**Records provided:**
--- start ---

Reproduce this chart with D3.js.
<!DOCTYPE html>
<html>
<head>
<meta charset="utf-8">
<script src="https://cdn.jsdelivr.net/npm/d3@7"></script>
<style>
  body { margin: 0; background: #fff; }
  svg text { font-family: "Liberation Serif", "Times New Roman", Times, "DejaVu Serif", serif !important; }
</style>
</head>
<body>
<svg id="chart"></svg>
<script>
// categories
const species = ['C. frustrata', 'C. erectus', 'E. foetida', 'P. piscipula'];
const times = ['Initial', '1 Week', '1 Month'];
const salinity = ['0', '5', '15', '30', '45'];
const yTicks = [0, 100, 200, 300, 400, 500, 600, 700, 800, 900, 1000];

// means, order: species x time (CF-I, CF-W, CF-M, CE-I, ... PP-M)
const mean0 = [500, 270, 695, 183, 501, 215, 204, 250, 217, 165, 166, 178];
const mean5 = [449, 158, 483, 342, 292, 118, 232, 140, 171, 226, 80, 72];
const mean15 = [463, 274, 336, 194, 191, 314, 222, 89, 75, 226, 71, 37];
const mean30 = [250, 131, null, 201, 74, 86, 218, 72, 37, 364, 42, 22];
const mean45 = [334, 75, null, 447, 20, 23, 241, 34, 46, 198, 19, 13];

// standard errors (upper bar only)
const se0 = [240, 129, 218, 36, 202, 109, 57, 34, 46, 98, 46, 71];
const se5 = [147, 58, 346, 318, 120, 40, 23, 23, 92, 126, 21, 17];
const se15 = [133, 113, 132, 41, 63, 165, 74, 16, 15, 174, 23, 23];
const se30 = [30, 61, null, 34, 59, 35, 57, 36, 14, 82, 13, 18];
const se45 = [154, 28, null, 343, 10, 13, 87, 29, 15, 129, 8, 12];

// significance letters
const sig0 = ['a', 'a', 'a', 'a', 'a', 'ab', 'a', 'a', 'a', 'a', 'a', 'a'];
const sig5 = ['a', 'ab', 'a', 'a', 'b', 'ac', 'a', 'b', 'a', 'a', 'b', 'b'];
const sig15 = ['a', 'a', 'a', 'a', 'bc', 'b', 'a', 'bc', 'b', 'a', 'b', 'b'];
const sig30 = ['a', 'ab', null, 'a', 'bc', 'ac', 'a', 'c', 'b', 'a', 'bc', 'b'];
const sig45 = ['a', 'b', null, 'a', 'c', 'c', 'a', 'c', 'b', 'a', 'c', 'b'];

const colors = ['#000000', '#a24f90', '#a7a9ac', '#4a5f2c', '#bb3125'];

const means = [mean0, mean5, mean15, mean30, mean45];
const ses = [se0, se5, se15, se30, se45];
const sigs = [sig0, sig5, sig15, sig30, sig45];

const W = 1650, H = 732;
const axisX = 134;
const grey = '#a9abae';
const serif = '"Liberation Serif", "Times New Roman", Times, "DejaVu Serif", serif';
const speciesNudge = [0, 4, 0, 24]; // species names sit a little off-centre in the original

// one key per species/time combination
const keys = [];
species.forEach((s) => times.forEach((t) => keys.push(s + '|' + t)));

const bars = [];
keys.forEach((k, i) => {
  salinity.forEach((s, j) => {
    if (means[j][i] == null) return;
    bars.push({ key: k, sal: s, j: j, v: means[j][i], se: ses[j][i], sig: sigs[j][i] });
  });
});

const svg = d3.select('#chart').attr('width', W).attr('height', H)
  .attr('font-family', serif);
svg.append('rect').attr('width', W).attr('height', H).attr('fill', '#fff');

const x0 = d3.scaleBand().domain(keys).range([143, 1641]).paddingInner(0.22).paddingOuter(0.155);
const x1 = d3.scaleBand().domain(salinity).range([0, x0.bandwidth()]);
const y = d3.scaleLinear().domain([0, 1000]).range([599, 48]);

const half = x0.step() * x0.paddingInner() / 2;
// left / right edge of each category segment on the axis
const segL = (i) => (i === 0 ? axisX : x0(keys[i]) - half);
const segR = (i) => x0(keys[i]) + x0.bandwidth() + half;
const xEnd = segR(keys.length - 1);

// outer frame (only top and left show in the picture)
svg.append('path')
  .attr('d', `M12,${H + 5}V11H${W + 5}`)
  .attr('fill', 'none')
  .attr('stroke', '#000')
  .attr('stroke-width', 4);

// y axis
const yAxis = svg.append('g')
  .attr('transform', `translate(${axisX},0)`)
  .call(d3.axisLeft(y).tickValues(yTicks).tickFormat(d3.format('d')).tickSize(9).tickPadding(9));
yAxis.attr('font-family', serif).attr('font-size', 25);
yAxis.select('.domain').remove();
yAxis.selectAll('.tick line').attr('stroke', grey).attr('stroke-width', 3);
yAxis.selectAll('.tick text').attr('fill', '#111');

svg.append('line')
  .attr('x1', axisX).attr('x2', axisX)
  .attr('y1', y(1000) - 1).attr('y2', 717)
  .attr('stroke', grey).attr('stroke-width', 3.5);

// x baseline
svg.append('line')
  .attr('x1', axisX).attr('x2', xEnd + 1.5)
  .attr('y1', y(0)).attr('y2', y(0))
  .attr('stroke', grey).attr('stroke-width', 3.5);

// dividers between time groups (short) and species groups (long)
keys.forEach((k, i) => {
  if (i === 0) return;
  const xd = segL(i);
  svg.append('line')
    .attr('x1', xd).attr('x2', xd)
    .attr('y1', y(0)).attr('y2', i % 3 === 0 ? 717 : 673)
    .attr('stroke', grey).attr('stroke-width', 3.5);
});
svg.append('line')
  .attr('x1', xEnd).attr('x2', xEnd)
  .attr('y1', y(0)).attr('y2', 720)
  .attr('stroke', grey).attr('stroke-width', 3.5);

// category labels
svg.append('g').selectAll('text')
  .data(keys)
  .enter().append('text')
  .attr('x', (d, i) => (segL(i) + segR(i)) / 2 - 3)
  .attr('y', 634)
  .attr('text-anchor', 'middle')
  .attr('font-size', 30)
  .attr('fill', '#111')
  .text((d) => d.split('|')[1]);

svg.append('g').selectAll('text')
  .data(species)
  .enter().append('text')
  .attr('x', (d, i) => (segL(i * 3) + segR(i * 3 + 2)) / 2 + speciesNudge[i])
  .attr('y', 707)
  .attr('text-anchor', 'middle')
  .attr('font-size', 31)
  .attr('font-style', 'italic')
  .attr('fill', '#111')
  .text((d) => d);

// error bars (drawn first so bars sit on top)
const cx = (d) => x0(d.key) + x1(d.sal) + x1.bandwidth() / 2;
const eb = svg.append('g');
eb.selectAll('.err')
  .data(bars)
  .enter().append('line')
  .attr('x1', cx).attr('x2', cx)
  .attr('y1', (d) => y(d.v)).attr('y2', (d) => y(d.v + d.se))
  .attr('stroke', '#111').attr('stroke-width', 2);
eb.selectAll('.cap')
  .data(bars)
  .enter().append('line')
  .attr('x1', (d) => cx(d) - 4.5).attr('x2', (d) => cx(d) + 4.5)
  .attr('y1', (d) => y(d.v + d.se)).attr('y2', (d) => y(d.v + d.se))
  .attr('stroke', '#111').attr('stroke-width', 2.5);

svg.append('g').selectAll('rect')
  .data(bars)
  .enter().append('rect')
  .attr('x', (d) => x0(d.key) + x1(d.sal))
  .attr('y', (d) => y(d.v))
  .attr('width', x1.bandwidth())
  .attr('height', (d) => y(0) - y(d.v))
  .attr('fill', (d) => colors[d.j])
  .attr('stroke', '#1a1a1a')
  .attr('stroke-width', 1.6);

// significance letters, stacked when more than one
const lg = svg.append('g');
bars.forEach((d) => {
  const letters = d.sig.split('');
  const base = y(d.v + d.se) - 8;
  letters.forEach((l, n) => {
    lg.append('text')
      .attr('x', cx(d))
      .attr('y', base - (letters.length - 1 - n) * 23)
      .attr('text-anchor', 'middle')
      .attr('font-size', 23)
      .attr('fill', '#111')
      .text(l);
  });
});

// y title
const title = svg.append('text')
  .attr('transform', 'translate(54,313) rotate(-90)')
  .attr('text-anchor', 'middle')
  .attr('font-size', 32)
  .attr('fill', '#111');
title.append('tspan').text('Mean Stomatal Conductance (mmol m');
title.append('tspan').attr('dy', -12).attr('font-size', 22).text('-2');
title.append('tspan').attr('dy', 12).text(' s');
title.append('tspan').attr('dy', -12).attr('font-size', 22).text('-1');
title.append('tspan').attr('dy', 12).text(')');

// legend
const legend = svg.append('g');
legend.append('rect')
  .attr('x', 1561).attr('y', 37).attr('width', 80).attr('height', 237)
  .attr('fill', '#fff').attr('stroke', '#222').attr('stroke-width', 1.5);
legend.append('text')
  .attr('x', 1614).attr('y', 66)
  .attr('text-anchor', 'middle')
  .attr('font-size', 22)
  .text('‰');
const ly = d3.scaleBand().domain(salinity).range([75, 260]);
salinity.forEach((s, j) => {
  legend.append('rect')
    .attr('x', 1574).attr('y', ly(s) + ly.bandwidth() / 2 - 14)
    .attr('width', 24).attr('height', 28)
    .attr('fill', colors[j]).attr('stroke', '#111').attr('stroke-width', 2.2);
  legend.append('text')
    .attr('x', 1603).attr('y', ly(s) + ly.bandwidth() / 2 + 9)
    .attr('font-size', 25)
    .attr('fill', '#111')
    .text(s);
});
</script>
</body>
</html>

--- end ---
--- start ---

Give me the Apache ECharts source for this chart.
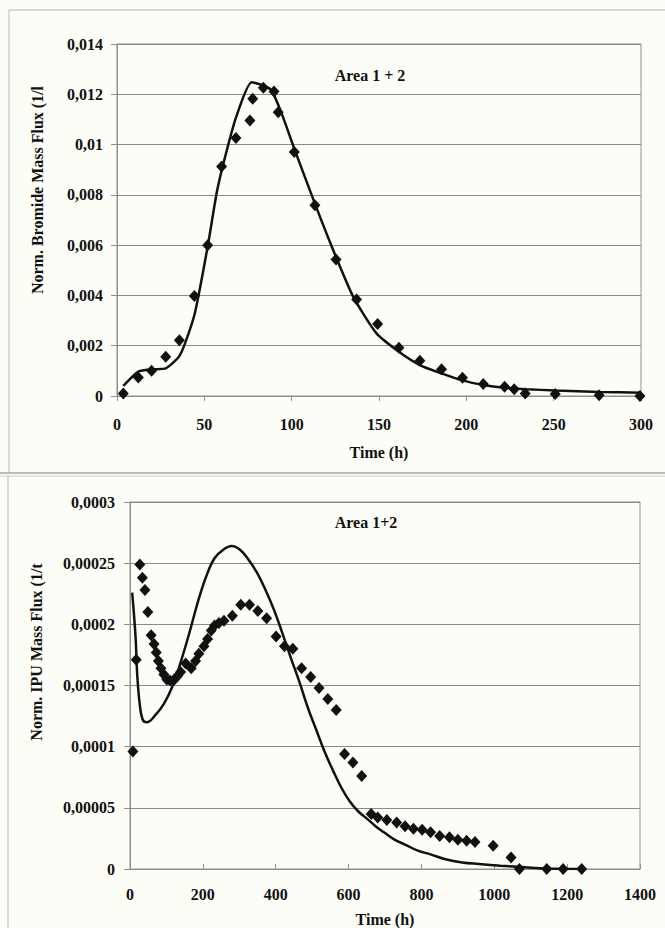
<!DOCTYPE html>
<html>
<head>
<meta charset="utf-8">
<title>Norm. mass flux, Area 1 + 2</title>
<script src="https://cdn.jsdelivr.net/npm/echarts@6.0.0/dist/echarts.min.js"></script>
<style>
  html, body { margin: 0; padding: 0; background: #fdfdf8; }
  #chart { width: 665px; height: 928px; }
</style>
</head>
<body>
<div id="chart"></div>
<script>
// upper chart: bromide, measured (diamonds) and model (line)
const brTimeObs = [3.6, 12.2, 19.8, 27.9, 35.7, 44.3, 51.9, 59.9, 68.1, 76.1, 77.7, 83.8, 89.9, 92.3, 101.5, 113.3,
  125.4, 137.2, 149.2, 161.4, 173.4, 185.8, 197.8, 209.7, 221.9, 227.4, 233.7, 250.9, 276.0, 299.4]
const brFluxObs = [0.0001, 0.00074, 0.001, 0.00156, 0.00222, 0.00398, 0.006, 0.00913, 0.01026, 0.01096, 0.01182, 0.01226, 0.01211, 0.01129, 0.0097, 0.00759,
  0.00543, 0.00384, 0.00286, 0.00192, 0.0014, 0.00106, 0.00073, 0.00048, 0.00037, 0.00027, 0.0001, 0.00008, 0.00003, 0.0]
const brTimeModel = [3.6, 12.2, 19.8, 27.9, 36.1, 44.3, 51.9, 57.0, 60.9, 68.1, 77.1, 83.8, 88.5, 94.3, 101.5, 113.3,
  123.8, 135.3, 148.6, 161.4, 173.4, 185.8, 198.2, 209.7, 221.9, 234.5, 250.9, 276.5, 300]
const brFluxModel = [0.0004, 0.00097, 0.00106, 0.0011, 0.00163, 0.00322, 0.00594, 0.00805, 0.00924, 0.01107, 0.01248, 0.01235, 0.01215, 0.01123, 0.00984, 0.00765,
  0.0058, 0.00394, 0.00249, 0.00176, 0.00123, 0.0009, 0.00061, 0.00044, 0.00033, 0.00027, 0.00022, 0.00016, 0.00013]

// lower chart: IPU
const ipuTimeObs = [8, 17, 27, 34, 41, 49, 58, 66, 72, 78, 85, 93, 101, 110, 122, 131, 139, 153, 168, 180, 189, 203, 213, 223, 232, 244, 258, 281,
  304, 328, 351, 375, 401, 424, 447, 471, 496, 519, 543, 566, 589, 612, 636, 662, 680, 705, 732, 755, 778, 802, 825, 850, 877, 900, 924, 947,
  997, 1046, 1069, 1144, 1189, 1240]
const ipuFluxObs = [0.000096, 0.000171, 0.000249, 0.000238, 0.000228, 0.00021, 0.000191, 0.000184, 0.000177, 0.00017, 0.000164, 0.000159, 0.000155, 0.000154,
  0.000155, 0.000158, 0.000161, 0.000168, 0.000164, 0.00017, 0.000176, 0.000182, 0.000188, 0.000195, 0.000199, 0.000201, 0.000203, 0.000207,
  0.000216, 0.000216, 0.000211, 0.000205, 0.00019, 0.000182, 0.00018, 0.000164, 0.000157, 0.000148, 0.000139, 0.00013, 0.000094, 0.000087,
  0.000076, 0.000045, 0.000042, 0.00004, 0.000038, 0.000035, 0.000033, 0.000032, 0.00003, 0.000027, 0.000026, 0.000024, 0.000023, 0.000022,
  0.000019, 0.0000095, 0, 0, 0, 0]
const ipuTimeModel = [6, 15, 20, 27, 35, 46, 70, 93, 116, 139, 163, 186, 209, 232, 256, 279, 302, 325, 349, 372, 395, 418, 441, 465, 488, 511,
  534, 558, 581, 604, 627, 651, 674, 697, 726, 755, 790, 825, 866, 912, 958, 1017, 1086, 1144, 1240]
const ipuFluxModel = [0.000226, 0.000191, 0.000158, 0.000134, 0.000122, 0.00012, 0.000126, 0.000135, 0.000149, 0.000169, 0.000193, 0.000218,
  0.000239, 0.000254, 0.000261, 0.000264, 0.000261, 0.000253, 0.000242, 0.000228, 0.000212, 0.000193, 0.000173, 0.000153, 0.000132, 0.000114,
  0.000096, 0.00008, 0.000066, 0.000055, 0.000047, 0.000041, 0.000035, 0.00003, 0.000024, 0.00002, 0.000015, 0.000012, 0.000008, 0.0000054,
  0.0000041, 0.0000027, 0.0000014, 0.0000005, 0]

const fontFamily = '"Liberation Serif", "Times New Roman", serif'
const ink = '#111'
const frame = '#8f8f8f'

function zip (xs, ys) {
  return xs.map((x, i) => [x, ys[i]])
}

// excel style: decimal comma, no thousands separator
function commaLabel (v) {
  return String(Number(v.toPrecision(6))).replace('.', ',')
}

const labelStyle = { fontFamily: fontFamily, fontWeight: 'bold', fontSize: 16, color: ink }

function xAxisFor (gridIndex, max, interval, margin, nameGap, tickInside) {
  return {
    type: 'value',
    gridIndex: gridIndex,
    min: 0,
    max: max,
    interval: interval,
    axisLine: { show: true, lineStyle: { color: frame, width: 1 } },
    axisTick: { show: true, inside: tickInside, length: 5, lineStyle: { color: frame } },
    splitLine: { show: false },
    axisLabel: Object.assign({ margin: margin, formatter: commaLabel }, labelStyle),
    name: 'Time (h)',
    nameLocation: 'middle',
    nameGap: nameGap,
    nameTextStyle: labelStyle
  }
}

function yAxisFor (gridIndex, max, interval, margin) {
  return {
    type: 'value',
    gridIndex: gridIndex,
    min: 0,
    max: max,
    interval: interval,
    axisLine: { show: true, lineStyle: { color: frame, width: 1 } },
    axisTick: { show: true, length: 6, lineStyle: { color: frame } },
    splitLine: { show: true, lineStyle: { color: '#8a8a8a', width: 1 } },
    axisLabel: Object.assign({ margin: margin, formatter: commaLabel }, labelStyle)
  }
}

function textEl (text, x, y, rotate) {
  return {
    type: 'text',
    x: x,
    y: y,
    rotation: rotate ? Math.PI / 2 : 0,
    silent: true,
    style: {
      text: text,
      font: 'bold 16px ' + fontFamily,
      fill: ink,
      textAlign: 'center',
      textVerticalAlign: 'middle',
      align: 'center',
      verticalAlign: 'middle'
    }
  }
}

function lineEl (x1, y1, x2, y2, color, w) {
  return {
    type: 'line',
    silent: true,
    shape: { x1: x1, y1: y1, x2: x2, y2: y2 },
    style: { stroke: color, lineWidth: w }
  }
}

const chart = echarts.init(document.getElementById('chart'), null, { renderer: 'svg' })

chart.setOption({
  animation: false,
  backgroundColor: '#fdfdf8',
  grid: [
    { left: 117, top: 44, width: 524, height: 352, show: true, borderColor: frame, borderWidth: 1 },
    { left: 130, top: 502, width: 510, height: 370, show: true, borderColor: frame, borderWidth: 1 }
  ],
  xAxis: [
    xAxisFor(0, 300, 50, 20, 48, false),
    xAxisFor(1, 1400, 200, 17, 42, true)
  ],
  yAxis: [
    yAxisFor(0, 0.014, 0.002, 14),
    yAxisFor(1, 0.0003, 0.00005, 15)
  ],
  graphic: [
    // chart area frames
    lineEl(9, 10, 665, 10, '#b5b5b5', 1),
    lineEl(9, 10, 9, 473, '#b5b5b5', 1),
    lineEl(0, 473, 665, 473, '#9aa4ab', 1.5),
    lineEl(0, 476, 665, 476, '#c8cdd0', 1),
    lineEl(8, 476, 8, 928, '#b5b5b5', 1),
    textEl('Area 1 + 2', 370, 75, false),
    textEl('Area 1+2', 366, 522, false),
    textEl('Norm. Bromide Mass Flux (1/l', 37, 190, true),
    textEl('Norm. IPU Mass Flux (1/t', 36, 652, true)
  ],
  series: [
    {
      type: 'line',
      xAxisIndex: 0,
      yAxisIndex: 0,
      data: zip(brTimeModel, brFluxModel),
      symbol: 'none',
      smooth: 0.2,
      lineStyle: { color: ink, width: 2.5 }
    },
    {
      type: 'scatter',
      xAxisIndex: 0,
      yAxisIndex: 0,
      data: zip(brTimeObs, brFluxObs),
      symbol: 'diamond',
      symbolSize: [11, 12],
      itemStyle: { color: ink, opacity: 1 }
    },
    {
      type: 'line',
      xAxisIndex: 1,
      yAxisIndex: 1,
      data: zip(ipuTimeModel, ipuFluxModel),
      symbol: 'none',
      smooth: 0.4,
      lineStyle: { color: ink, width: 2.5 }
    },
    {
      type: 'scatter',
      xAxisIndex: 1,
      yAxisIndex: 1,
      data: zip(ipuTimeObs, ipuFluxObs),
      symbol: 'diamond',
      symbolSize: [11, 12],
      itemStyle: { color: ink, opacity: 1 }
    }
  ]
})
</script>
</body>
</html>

--- end ---

**Problem to work on:** Everything from the line that contains "Reproduce this chart with D3.js." to the line that contains "198, 19, 13];" must be transcribed exactly, both end lines included.

**Answer for the task:**
Reproduce this chart with D3.js.
<!DOCTYPE html>
<html>
<head>
<meta charset="utf-8">
<script src="https://cdn.jsdelivr.net/npm/d3@7"></script>
<style>
  body { margin: 0; background: #fff; }
  svg text { font-family: "Liberation Serif", "Times New Roman", Times, "DejaVu Serif", serif !important; }
</style>
</head>
<body>
<svg id="chart"></svg>
<script>
// categories
const species = ['C. frustrata', 'C. erectus', 'E. foetida', 'P. piscipula'];
const times = ['Initial', '1 Week', '1 Month'];
const salinity = ['0', '5', '15', '30', '45'];
const yTicks = [0, 100, 200, 300, 400, 500, 600, 700, 800, 900, 1000];

// means, order: species x time (CF-I, CF-W, CF-M, CE-I, ... PP-M)
const mean0 = [500, 270, 695, 183, 501, 215, 204, 250, 217, 165, 166, 178];
const mean5 = [449, 158, 483, 342, 292, 118, 232, 140, 171, 226, 80, 72];
const mean15 = [463, 274, 336, 194, 191, 314, 222, 89, 75, 226, 71, 37];
const mean30 = [250, 131, null, 201, 74, 86, 218, 72, 37, 364, 42, 22];
const mean45 = [334, 75, null, 447, 20, 23, 241, 34, 46, 198, 19, 13];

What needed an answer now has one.